Hearing a Different Drummer


Unlike most composers, Philip Glass does not seem to require a new musical idea, or inspiration, in order to begin writing a new piece. Instead, this prolific composer typically satisfies his need for novelty in a new work's environment, and that can be an unusual theatrical situation, a poetic inspiration, a structuring device or, perhaps, an intriguing instrumental situation. Then he confidently starts with what he knows--the arpeggios, chord structures and rhythmic patterns that have long defined his music--and sees where that leads him.

It could even be argued that all of Glass' music is one very long, continuous, ongoing composition, broken up into its multitude of smaller components we call individual pieces. Each one picks up where the last left off, and eventually, in that piece or another one down the line, the music accumulates something new.

Glass' recent Concerto for Two Timpanists and Orchestra, given its West Coast premiere Saturday night by the Pasadena Symphony, is like that. Its trappings are unusual and physically exciting. Two percussionists stand in front of the orchestra, each surrounded by seven timpani. And it is not hard to be entertained by the sheer theatricality of imaginative drummers--Jonathan Hass, who was responsible for generating the commission of the score, and the orchestra's principal timpanist, Thomas Raney--in a virtuoso display of banging, thumping, rapping, tapping.

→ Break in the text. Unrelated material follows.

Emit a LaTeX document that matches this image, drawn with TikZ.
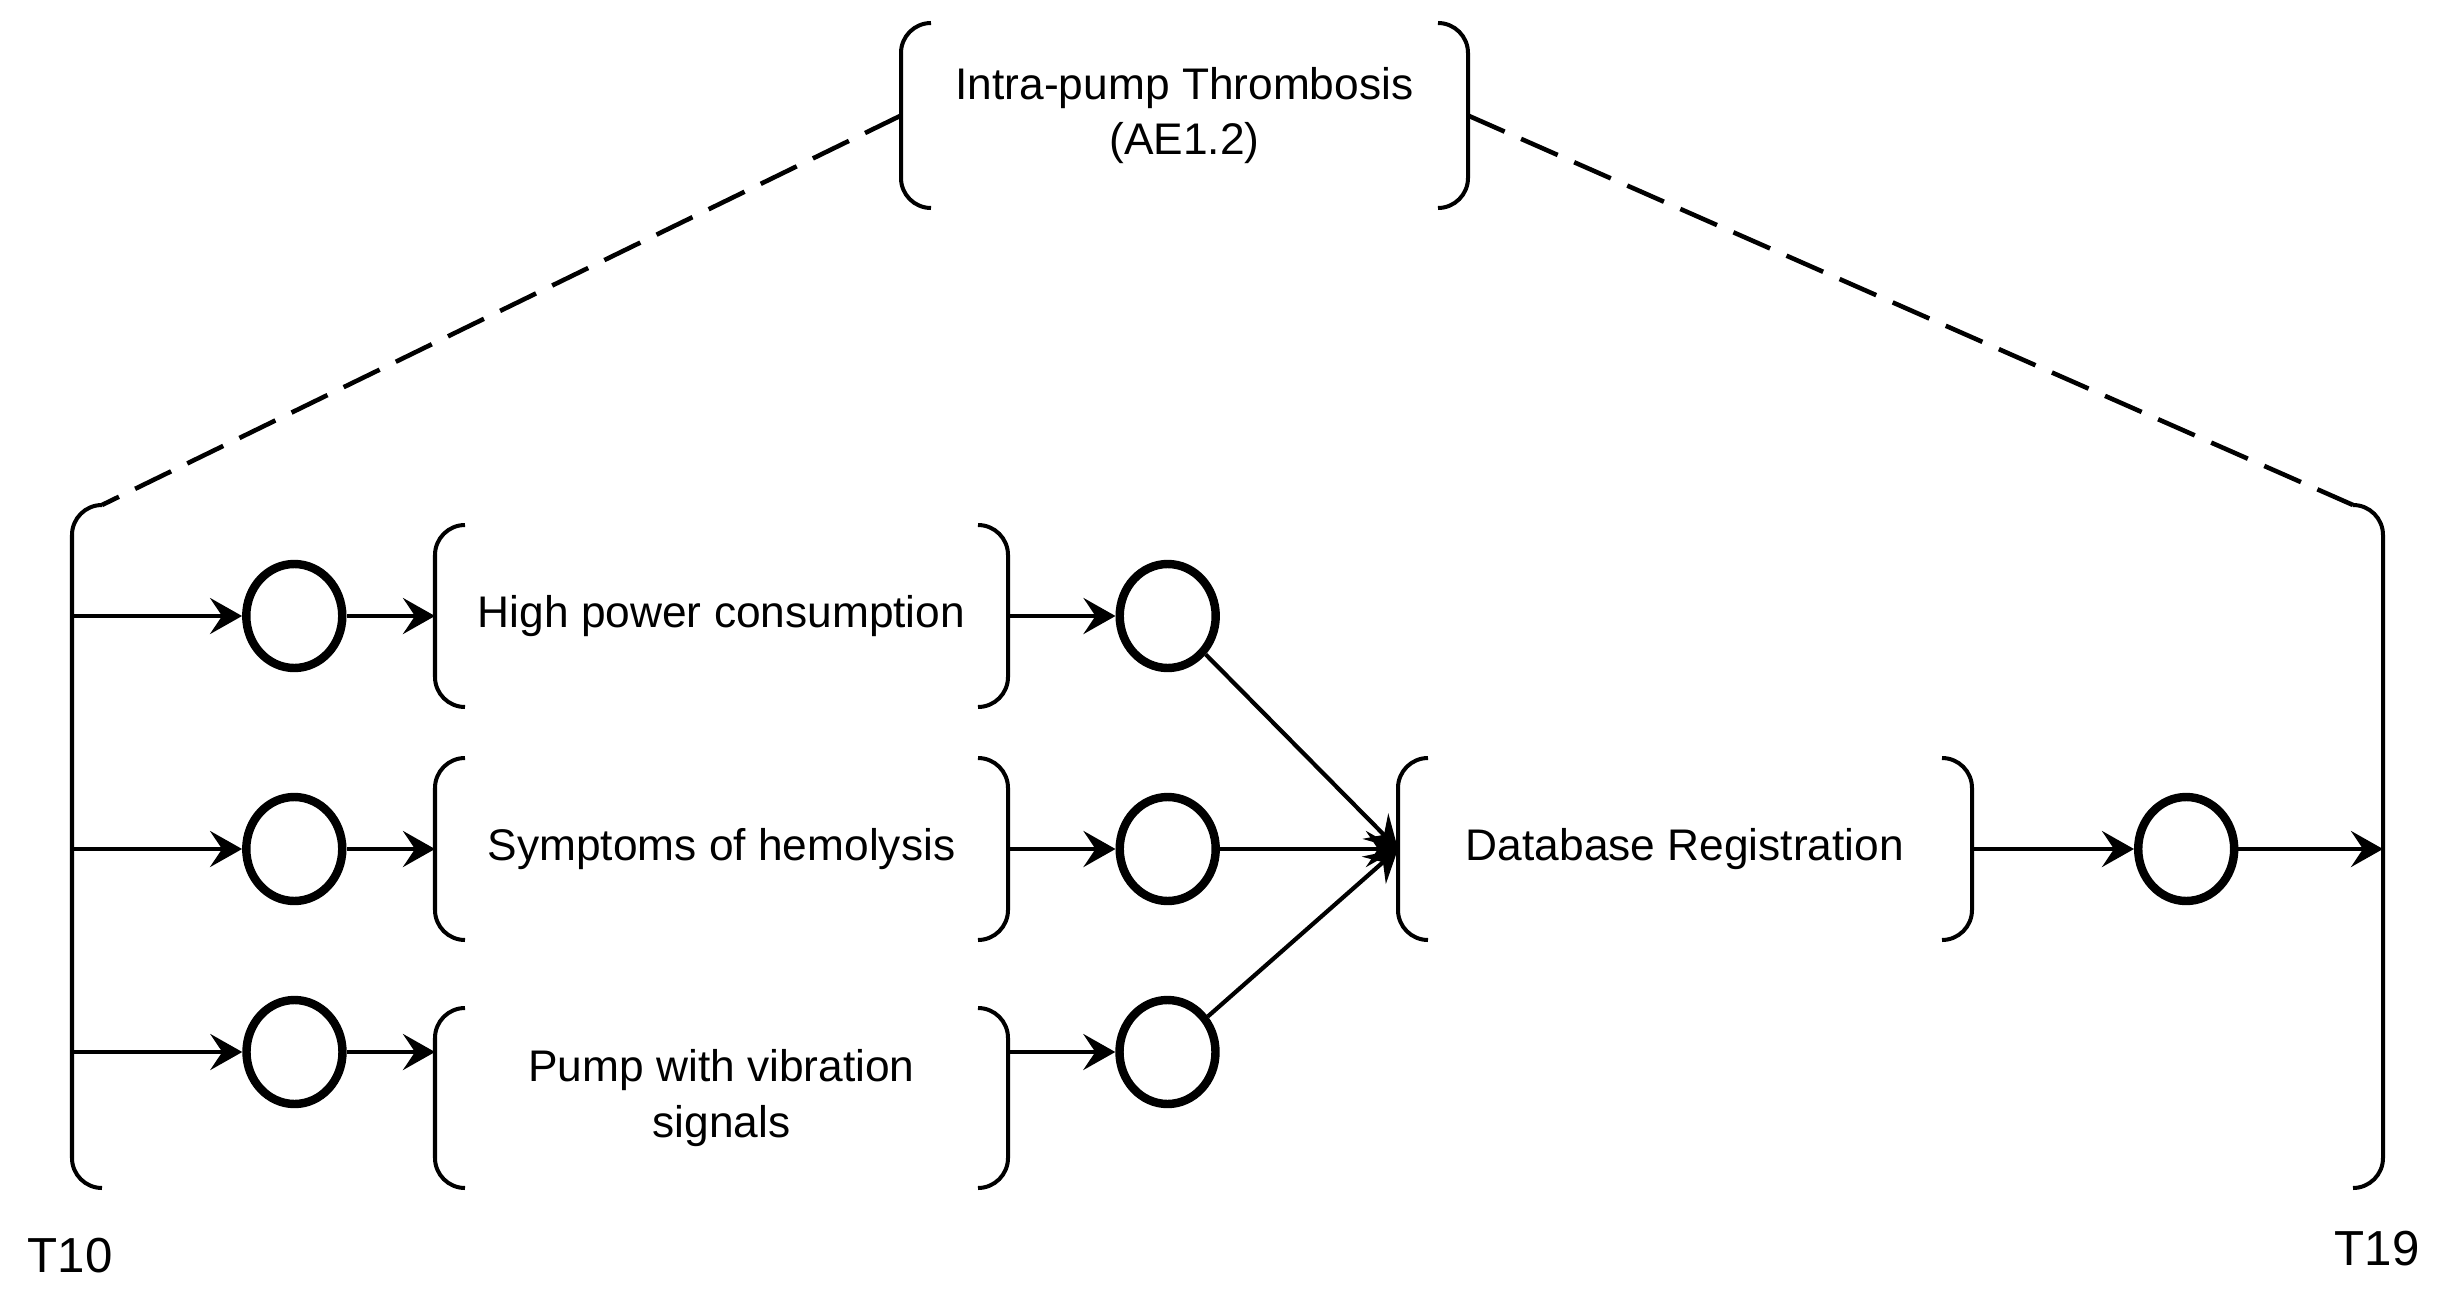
\documentclass[tikz,border=0pt]{standalone}
\usepackage{fontspec}
\setmainfont{Liberation Sans}
\usetikzlibrary{arrows.meta,positioning,shapes.geometric}
\tikzset{
dotstyle/.style={
  ellipse,
  line width=2.4pt,
  inner sep=0pt,
  minimum width=0.96cm,
  minimum height=1.04cm,
  draw=black,
  }
}
\tikzset{
boxstyle/.style={
  rectangle,
  inner sep=0pt,
  outer sep=0pt,
  align=center,
  minimum width=5.73cm,
  minimum height=1.82cm,
  font=\fontsize{12.6}{15.9}\selectfont,
  }
}
\tikzset{
myline/.style={
  line width=1.2pt,
  -{Stealth[length=3.2mm,width=3.6mm,inset=1.2mm]}
  }
}
\tikzset{
bracketline/.style={
  line width=1.14pt,
  rounded corners=3mm,
  }
}
\tikzset{
dashline/.style={
  line width=1.3pt,
  dash pattern=on 4mm off 1.8mm,
  }
}
\newcommand{\drawbrackets}[1]{%
  \draw[bracketline] ([xshift=3mm]#1.north west) -- (#1.north west) -- (#1.south west) -- ([xshift=3mm]#1.south west);
  \draw[bracketline] ([xshift=-3mm]#1.north east) -- (#1.north east) -- (#1.south east) -- ([xshift=-3mm]#1.south east);
}

\begin{document}
\begin{tikzpicture}
    \useasboundingbox (0,0) rectangle (24.38,-12.99);

    % event on top
    \node[boxstyle, minimum width=5.67cm, minimum height=1.85cm] (thromb) at (11.845,-1.155) {Intra-pump Thrombosis\\(AE1.2)};

    % time span
    \node[boxstyle, minimum width=23.11cm, minimum height=6.83cm] (span) at (12.275,-8.465) {};
    \node[font=\fontsize{14}{17}\selectfont] (tten) at (0.70,-12.56) {T10};
    \node[font=\fontsize{14}{17}\selectfont] (tnineteen) at (23.77,-12.49) {T19};

    % findings
    \node[boxstyle] (hpc) at (7.215,-6.16) {High power consumption};
    \node[boxstyle] (soh) at (7.215,-8.49) {Symptoms of hemolysis};
    \node[boxstyle, minimum height=1.80cm] (pwv) at (7.215,-10.98) {Pump with vibration\\signals};
    \node[boxstyle, minimum width=5.74cm] (dbr) at (16.85,-8.49) {Database Registration};

    % places
    \node[dotstyle, left=0.885cm of hpc] (lc1) {};
    \node[dotstyle, left=0.885cm of soh] (lc2) {};
    \node[dotstyle] (lc3) at (2.945,-10.52) {};
    \node[dotstyle, right=1.075cm of hpc] (rc1) {};
    \node[dotstyle, right=1.075cm of soh] (rc2) {};
    \node[dotstyle] (rc3) at (11.675,-10.52) {};
    \node[dotstyle, right=1.62cm of dbr] (fc) {};

    % brackets
    \drawbrackets{thromb}
    \drawbrackets{span}
    \drawbrackets{hpc}
    \drawbrackets{soh}
    \drawbrackets{pwv}
    \drawbrackets{dbr}

    % zoom lines
    \draw[dashline] (thromb.west) -- ([xshift=3mm]span.north west);
    \draw[dashline] (thromb.east) -- ([xshift=-3mm]span.north east);

    % input edges
    \draw[myline] (span.west |- lc1) -- (lc1);
    \draw[myline] (span.west |- lc2) -- (lc2);
    \draw[myline] (span.west |- lc3) -- (lc3);
    \draw[myline] (lc1) -- (hpc);
    \draw[myline] (lc2) -- (soh);
    \draw[myline] (lc3) -- (lc3 -| pwv.west);

    % output edges
    \draw[myline] (hpc) -- (rc1);
    \draw[myline] (soh) -- (rc2);
    \draw[myline] (pwv.east |- rc3) -- (rc3);
    \draw[myline] (rc1) -- (dbr.west);
    \draw[myline] (rc2) -- (dbr.west);
    \draw[myline] (rc3) -- (dbr.west);
    \draw[myline] (dbr) -- (fc);
    \draw[myline] (fc) -- (fc -| span.east);
\end{tikzpicture}
\end{document}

The Glass formula proved arresting in this situation. Percussion, in increasingly asserting its authority, has regularly fueled revolution in 20th century music by giving prominence to just about any kind of noise and by subverting the dominance of tone and harmony. The timpani do, of course, produce pitches, and with 14 of them in Glass' concerto, the soloists participate in the melodic and harmonic procedures of the music. But they are not very interesting in that regard. Drumming attracts us by being an act of physical movement, of compelling rhythm and, sometimes, barely contained wildness. In the concerto, the two skilled drummers appear both as a powerful force outside of the orchestra (which almost ritualistically carries on the familiar Glassian formulas) yet still part of it.

The concerto, which is in three traditional fast-slow-faster movements, does not end where it begins. Almost like a musician performing an Indian raga, Glass cautiously approaches his materials, both instrumental and musical, spending much of the first and second movements getting familiar with them. Finally, the concerto breaks loose with cadenzas for each timpanist that lead into the last movement. Here Glass unleashes a large orchestral percussion section to accompany the soloists, and he begins playing around with a punchy, broken melody in the orchestra in a way that is new to his style. It is a great flourish of a finish, one that brought down the house, but also it is probably no finish at all. Undoubtedly, this hint of a new style will be developed further in Glass' next piece or pieces.

If this concerto is more showpiece for timpanists than orchestra, Jorge Mester surrounded it with two orchestral showpieces from the early 1950s, to conclude his 17th season with the Pasadena Symphony. Both works--Alberto Ginastera's "Variaciones Concertantes" and Witold Lutoslawski's Concerto for Orchestra--are immensely attractive nationalistic pieces by young composers who were still finding their own voices and who would go on to become more experimental.


Ginastera's soulful variations for orchestra begin with a passionate solo cello melody accompanied by a strummed harp imitating the sound of an Argentine guitar, and each variation includes a colorful solo for a different instrument. Lutoslawski used Bartok's Concerto for Orchestra as a model, but his source material was Polish, not Hungarian music, and his forms updated from the Baroque period. Common to both works, however, is the exhilaration of musical adolescence, that addictive boldness that comes from these composers exalting in the discovery of their individual voices.

Together the pieces also provided a daring challenge for the Pasadena Symphony. Without any standard fare to help provide more rehearsal time for technically demanding and unfamiliar music, there were rough edges, particularly in the Ginastera. Mester's conducting focused on necessary essentials, maintaining ensemble tightness and keeping everything moving. There was not the sense, however, that the players were yet comfortable playing any of the music on the program. Nervous energy was more prevalent than interpretive breadth. Still, a sense of danger adds zest to an orchestral concert world that regularly errs on the side of playing it safe. And that adventurous spirit, as a large audience at Pasadena Civic Auditorium enthusiastically demonstrated, can be contagious.